1947 film by Frederick de Cordova

Always Together is a 1947 American comedy film directed by Frederick de Cordova and written by I. A. L. Diamond, Henry Ephron and Phoebe Ephron. The film stars Robert Hutton, Joyce Reynolds, Cecil Kellaway, Ernest Truex, Don McGuire and Ransom M. Sherman. The film was released by Warner Bros. Pictures on December 10, 1947.

==Plot==
A millionaire on his deathbed leaves $1 million to Jane Barker, a film addict who believes life is like the movies. Jane gets married without telling her new husband about the inheritance. The millionaire gets better, and he wants his $1 million back. Throughout the film, Jane dreams her experiences are taking place in movies with real movie stars.

== Cast ==
- Robert Hutton as Donn Masters
- Joyce Reynolds as Jane Barker
- Cecil Kellaway as Jonathan Turner
- Ernest Truex as Mr. Timothy J. Bull
- Don McGuire as McIntyre
- Ransom M. Sherman as Judge
- Douglas Kennedy as Doberman

==Reception==
Bosley Crowther of The New York Times wrote "Not that money lacks advantages, and not that the basic idea behind this silly little picture couldn't be brightly kicked around. But that hasn't been done in the hodge-podge of farcical situations here contrived, nor in the witless and unbeguiling acting of the juvenile principals.

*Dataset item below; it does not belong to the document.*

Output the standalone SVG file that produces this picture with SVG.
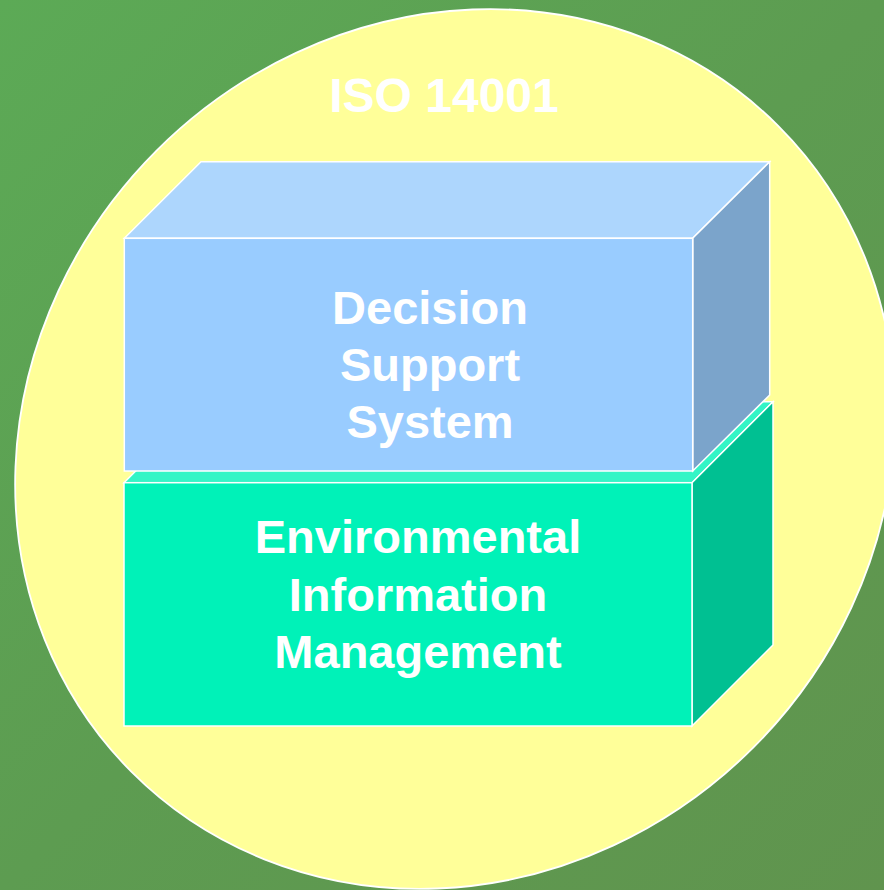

Joyce Reynolds is dewishly sophomoric as the girl who thinks money is a curse (even after she is given $1,000,000 by a dying millionaire) and Robert Hutton is merely collar-addled as her contrary-minded spouse. Against such childish opposition, Cecil Kellaway and Ernest Truex, two old hands at ripping up farce scripts and scenery, pretty well have their reckless ways. Some of their clowning is enlivening but for the most part it is forced and dull. The Warners will have to do much better in arguing for money than this."